With city elections for the first time being run by Los Angeles County, municipal ballot results likely will not be known until sometime during the day on Wednesday, Nov. 9 – at the earliest – officials acknowledged Thursday.
That mirrors the pace of election results after the June 6 primaries, also run by the county, when somewhere north of two million votes were cast county-wide.
And with Hillary Clinton vs. Donald Trump headlining the Nov. 8 fight card — generating what’s expected to be an even bigger turnout — counting the votes figures to be another long, slow slog.
What’s more, even though Vote By Mail enables early balloting, the state election code only slightly aids in early counting, according to the Registrar-Recorder/County Clerk’s office.
So if you’re planning to stay up late on election night, don’t expect a payoff when it comes to local races.
Previous city races
There are 11 candidates on the City Council ballot, to fill two expiring four-year seats, plus a slew of local school and water-board elections.
“We don’t expect to have results from the county that night [election night],” Gail Morgan, Santa Clarita’s communications manager, said. “They’ve told us, ‘Don’t expect to have it that night.’ ”
Previously, when the city was running its own elections, the counting process was done in City Hall’s Council Chamber, open to the public, with all the ballot boxes brought in and counted.
Because of the smaller scale of the counting, matters typically were wrapped up by 11 p.m. or midnight, Morgan said.
She added that while those city-counted results still needed to be certified, they were always accurate — and residents got a timely indication of the winners and losers.
That won’t be the case this year.
Lumped into the county
This year, the 15,000-or-so Santa Clarita ballots will have to get in line with all the others in the county-wide hopper.

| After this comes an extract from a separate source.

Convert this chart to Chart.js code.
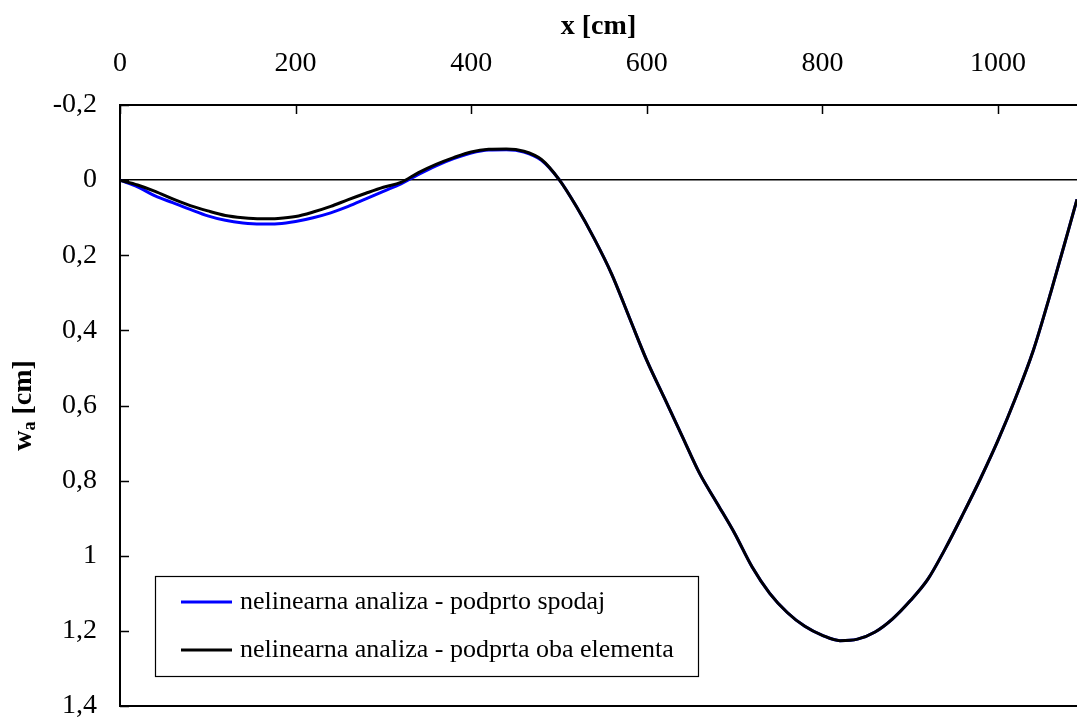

That’s because, in the past, city elections were held in April – by themselves. But starting this year, the city agreed to move elections to the date of the November general election as part of an agreement to settle a lawsuit.
The suit had alleged the city’s at-large system violated the California Voting Rights Act by denying Latino residents a fair voice. Rather than switch to a district system, as the suit had pushed, the city worked out a deal to switch the election date to a time when a bigger turnout was expected.
Another speed bump on election night is the fact that early voting does not equate to equally early counting of mail-in ballots.
In recent years, Santa Clarita voters have favored voting by mail over going to the polls on Election Day.
According to the City Clerk’s office, in the 2014 City Council race, 15,871 ballots were cast overall – of which 11,867 were provisional or mail-in ballots. That’s 74.8 percent mail-ins.
But even though that means a pile of ballots sitting around, early, waiting to be counted, the Registrar’s hands are somewhat tied.
“It’s a little technical,’’ said Mike Sanchez, a spokesman for Registrar-Recorder/County Clerk Dean Logan.
Actually, it’s a lot technical.
Vote by mail
“Legally, Vote By Mail ballots cannot be counted until after the close of polls at 8 p.m. on Election Night,’’ Sanchez said.
“However, beginning at E-11 — 11 days before Election Day — we can begin the process of opening Vote By Mail ballots and converting them from paper to a digital format that can be counted on Election Night after the close of polls.’’
Translation of “E-11” – Oct. 28.
“Beginning on E-11,’’ Sanchez went on, “the county starts the process of opening the envelopes and converting the paper VBM ballots to a digital format.
The digital VBM ballot images cannot be read through the tally system until after 8 p.m. on election night. All ballots are sorted by precinct, read though our high-speed optical scan ballot readers, and the tally system summarizes the vote results by precinct and by contest.’’
Sanchez also said that manpower at the Registrar’s Norwalk headquarters is not an issue – just the size of the task.
“There are hundreds of people at our Norwalk headquarters on election night,’’ he said.
“However, within the Microcomputer Tally System (MTS) room, there are approximately 120 staff involved in the tally operation during peak operation, including ballot tray handling, ballot-card reader operation, ballot storage and supervision.’’
So get a good night’s sleep on Nov. 8.
Then wake up refreshed and see how it all turned out.